* _Brief_
Answer with nothing except the number of lines that contain the word "Recreate".

## start Listed entries

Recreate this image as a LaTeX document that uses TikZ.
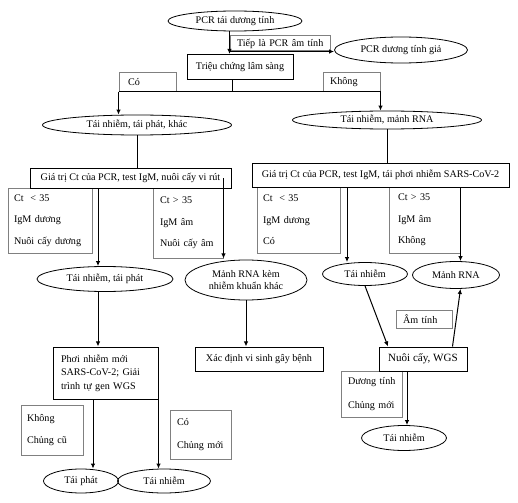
\documentclass[tikz,border=0pt]{standalone}
\usepackage{fontspec}
\setmainfont{Liberation Serif}
\usetikzlibrary{shapes.geometric,arrows.meta}
\definecolor{gboxc}{HTML}{808080}
\newcommand{\oneln}[1]{\mbox{#1}}
\tikzset{
  ell/.style 2 args={draw, ellipse, line width=0.6pt, inner sep=0pt, align=center,
    minimum width={#1*0.75pt}, minimum height={#2*0.75pt}, font=\fontsize{7.6}{9.5}\selectfont},
  bx/.style 2 args={draw, rectangle, fill=white, line width=0.75pt, inner sep=0pt, align=center,
    minimum width={#1*0.75pt}, minimum height={#2*0.75pt}, font=\fontsize{7.6}{9.5}\selectfont},
  gb/.style 2 args={draw=gboxc, rectangle, line width=0.75pt, inner xsep=0pt, inner ysep=0pt, align=left,
    minimum width={#1*0.75pt}, minimum height={#2*0.75pt}, text width={(#1-14)*0.75pt},
    font=\fontsize{7.6}{16}\selectfont},
  con/.style={line width=0.75pt},
  arr/.style={line width=0.75pt, -{Latex[length=3.8pt,width=3.4pt]}},
}
\begin{document}
\begin{tikzpicture}[x=0.75pt,y=-0.75pt]
\useasboundingbox (0,0) rectangle (518,503);
% gray label boxes
\node[gb={100}{15}] (tiep) at (280,43.5) {\oneln{Tiếp là PCR âm tính}};
\node[gb={57}{19}, text width={(57-18)*0.75pt}] (co1) at (147.5,82.5) {Có};
\node[gb={57}{19}] (khong1) at (351.5,82.5) {Không};
\node[gb={84}{65}, text width={(84-12)*0.75pt}] (g1) at (50,220.5) {\oneln{Ct \ < 35}\\\oneln{IgM dương}\\\oneln{Nuôi cấy dương}};
\node[gb={70}{70}] (g2) at (188,223) {\oneln{Ct > 35}\\\oneln{IgM âm}\\\oneln{Nuôi cấy âm}};
\node[gb={83}{66}, text width={(83-12)*0.75pt}] (g3) at (298.5,220) {\oneln{Ct \ < 35}\\\oneln{IgM dương}\\Có};
\node[gb={71}{66}, text width={(71-18)*0.75pt}] (g4) at (424.5,220) {\oneln{Ct > 35}\\\oneln{IgM âm}\\Không};
\node[gb={56}{18}] (am) at (424,319) {\oneln{Âm tính}};
\node[gb={61}{46}, font=\fontsize{7.6}{18}\selectfont] (dt) at (371.5,394) {\oneln{Dương tính}\\\oneln{Chủng mới}};
\node[gb={62}{50}, text width={(62-12)*0.75pt}, font=\fontsize{7.6}{17}\selectfont] (kc) at (52,430) {Không\\\oneln{Chủng cũ}};
\node[gb={61}{49}, font=\fontsize{7.6}{17}\selectfont] (cm) at (200.5,434.5) {Có\\\oneln{Chủng mới}};
% ellipses
\node[ell={134}{20}] (pcr) at (235,21) {PCR tái dương tính};
\node[ell={133}{26}] (gia) at (401,50) {PCR dương tính giả};
\node[ell={189}{20}] (tn1) at (137,125) {Tái nhiễm, tái phát, khác};
\node[ell={189}{18}] (tn2) at (387,120) {Tái nhiễm, mảnh RNA};
\node[ell={136}{25}] (ttp) at (105,279) {Tái nhiễm, tái phát};
\node[ell={122}{40}] (mrk) at (246,280) {Mảnh RNA kèm\\nhiễm khuẩn khác};
\node[ell={85}{23}] (tn3) at (365,274) {Tái nhiễm};
\node[ell={87}{27}] (mr) at (456,275) {Mảnh RNA};
\node[ell={85}{25}] (tn4) at (404,438) {Tái nhiễm};
\node[ell={75}{24}] (tp) at (81,481) {Tái phát};
\node[ell={93}{24}] (tn5) at (164,481) {Tái nhiễm};
% black boxes
\node[bx={106}{25}] (trieu) at (240,67) {Triệu chứng lâm sàng};
\node[bx={201}{20}] (gt1) at (130.5,178) {Giá trị Ct của PCR, test IgM, nuôi cấy vi rút};
\node[bx={257}{24}] (gt2) at (380.5,175) {Giá trị Ct của PCR, test IgM, tái phơi nhiễm SARS-CoV-2};
\node[bx={105}{52}, align=left, text width={(105-16)*0.75pt}, font=\fontsize{7.6}{10.2}\selectfont] (pn) at (105.5,373) {Phơi nhiễm mới\\SARS-CoV-2; Giải\\trình tự gen WGS};
\node[bx={128}{24}] (xd) at (259,359) {Xác định vi sinh gây bệnh};
\node[bx={88}{24}, font=\fontsize{8.3}{10}\selectfont] (nc) at (423,359) {Nuôi cấy, WGS};
% helper coordinates
\coordinate (j) at (232,92);
\coordinate (x98) at (98,0);
\coordinate (x93) at (93,0);
\coordinate (x347) at (347,0);
\coordinate (x388) at (388,0);
\coordinate (x407) at (407,0);
% connectors
\draw[arr] (pcr.south -| tiep.west) -- (trieu.north -| tiep.west);
\draw[arr] (tiep.south west) -- (tiep.south west -| gia.west);
\draw[con] (trieu.south -| j) -- (j);
\draw[con] (j -| co1.west) -- (j -| khong1.east);
\draw[arr] (j -| co1.west) -- (tn1.north -| co1.west);
\draw[arr] (j -| khong1.east) -- (tn2.north -| khong1.east);
\draw[con] (tn1.south) -- (tn1.south |- gt1.north);
\draw[con] (tn2.south) -- (tn2.south |- gt2.north);
\draw[arr] (gt1.south -| x98) -- (x98 |- ttp.north);
\draw[arr] (gt1.center -| g2.east) -- (g2.south east);
\draw[arr] (ttp.south -| x98) -- (x98 |- pn.north);
\draw[arr] (mrk.south) -- (mrk.south |- xd.north);
\draw[arr] (pn.south -| x93) -- (x93 |- tp.north);
\draw[arr] (pn.south east) -- (pn.south east |- tn5.north);
\draw[arr] (gt2.south -| x347) -- (x347 |- tn3.north);
\draw[arr] (gt2.south -| g4.east) -- (g4.east |- mr.north);
\draw[arr] (tn3.south) -- (nc.north -| x388);
\draw[arr] (nc.north -| am.east) -- (mr.south -| g4.east);
\draw[arr] (nc.south -| x407) -- (x407 |- tn4.north);
\end{tikzpicture}
\end{document}
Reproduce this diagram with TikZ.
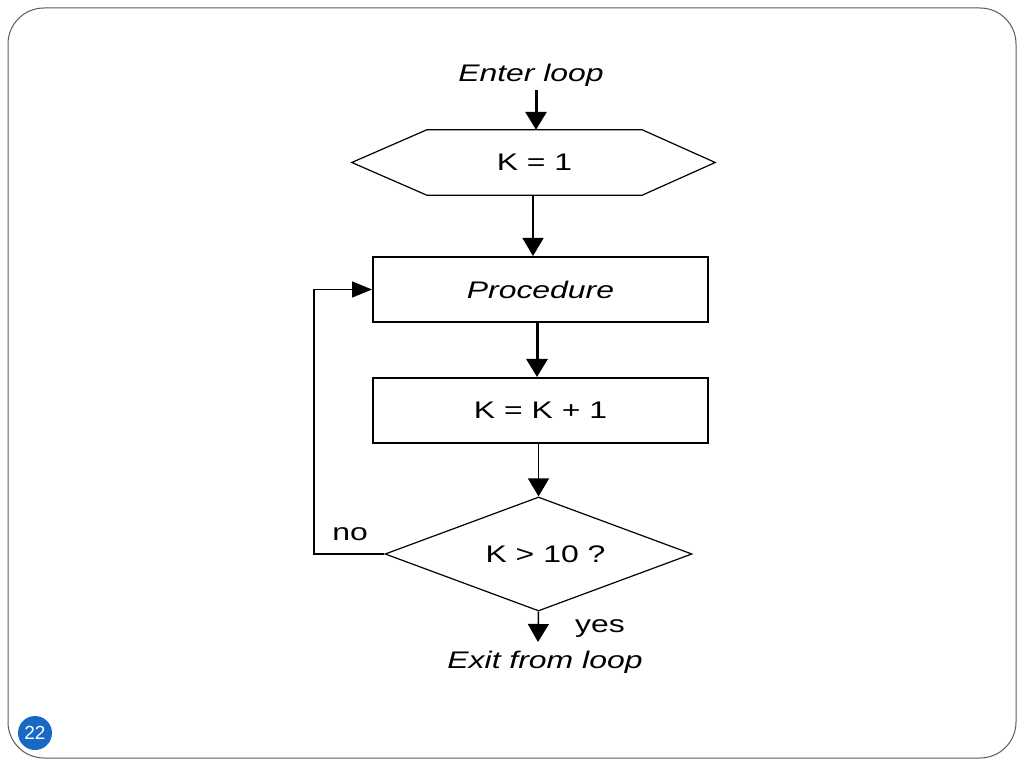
\documentclass[tikz,border=0pt]{standalone}
\usepackage{fontspec}
\setmainfont[FakeStretch=1.33]{Liberation Sans}
\newfontfamily\numfont{Liberation Sans}
\usetikzlibrary{arrows.meta,shapes.geometric}
\definecolor{slideblue}{RGB}{24,104,196}
\definecolor{framegray}{RGB}{90,90,90}
\begin{document}
\begin{tikzpicture}[x=1pt,y=1pt,
    font=\fontsize{24}{28}\selectfont,
    arr/.style={line width=1.5pt,-{Triangle[length=18pt,width=21pt]}},
    thickarr/.style={arr,line width=3pt},
    thinline/.style={line width=1.2pt},
    box/.style={draw,line width=2pt,minimum width=335pt,minimum height=65pt,inner sep=0pt},
    test/.style={draw,diamond,line width=1.2pt,minimum width=307pt,minimum height=114pt,inner sep=0pt,aspect=2.7}]
    \path[use as bounding box] (0,0) rectangle (1024,768);
    % slide frame and page number
    \draw[framegray,line width=1pt,rounded corners=36pt] (8,10) rectangle (1016,760);
    \node[circle,fill=slideblue,minimum size=34pt,inner sep=0pt,text=white,
      font=\numfont\fontsize{19}{22}\selectfont] (pagenum) at (35,35) {22};
    % flowchart
    \node (enter) at (531,693) {\itshape Enter loop};
    \node[minimum width=215pt,minimum height=65pt,inner sep=0pt] (init) at (534.5,605.5) {K = 1};
    \draw[thinline] (init.north west) -- (init.north east) -- ([xshift=73pt]init.east)
      -- (init.south east) -- (init.south west) -- ([xshift=-75pt]init.west) -- cycle;
    \node[box] (proc) at (540.5,478.5) {\itshape Procedure};
    \node[box] (incr) at (540.5,357.5) {K = K + 1};
    \node[test] (check) at (538.5,214) {\hspace*{14pt}K > 10 ?};
    \node (exit) at (545,106) {\itshape Exit from loop};
    \coordinate (exitpt) at (538,126);
    \coordinate (loopcorner) at (314,214);
    % connectors
    \draw[thickarr] (enter.south -| 536,0) -- (init.north -| 536,0);
    \draw[arr] (init.south -| 533,0) -- (proc.north -| 533,0);
    \draw[thickarr] (proc.south -| 537,0) -- (incr.north -| 537,0);
    \draw[arr] (incr.south -| check.north) -- (check.north);
    \draw[arr] (check.south) -- (exitpt);
    \draw[line width=1.5pt,-{Triangle[length=20pt,width=16pt]}]
      (check.west) -- (loopcorner) |- (proc.west);
    \node (no) at (350,234) {no};
    \node (yes) at (600,139) {yes};
  \end{tikzpicture}
\end{document}
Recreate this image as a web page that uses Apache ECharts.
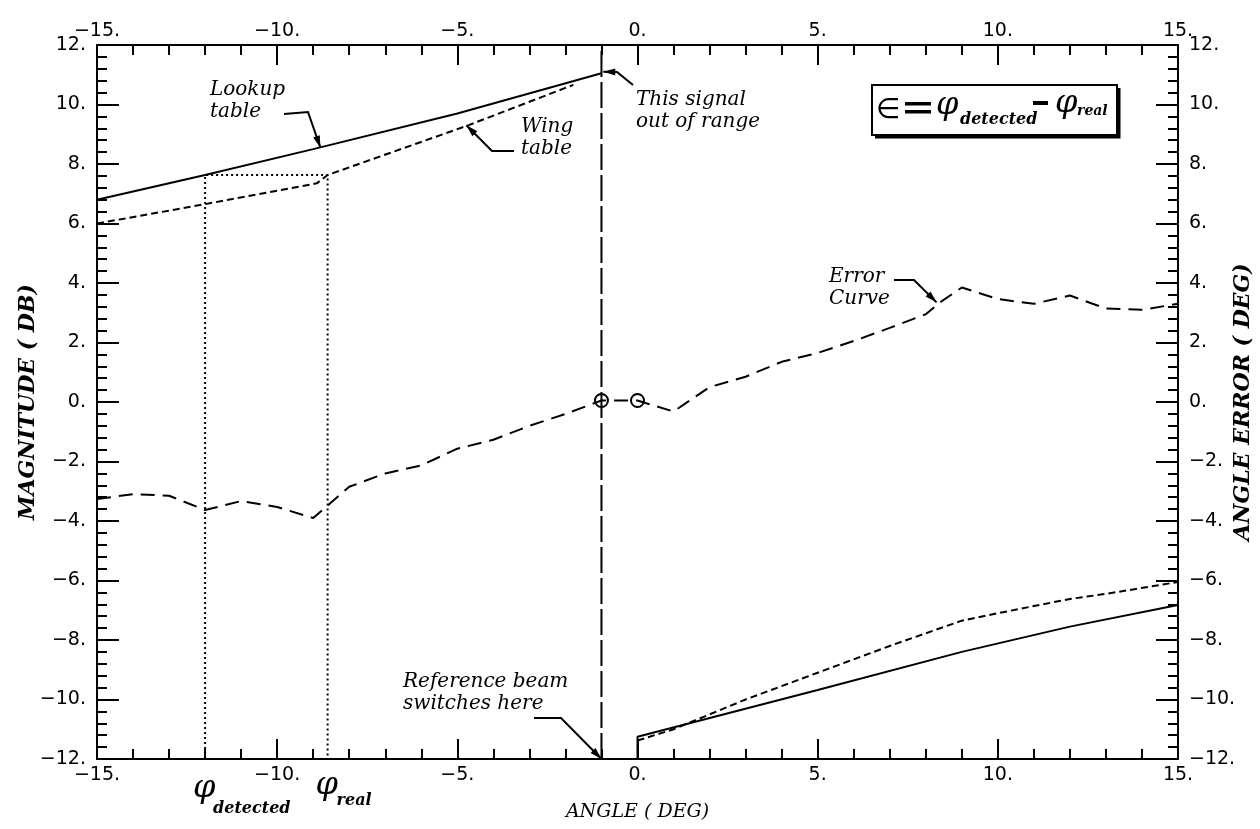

## end Listed entries

* _The solution_
2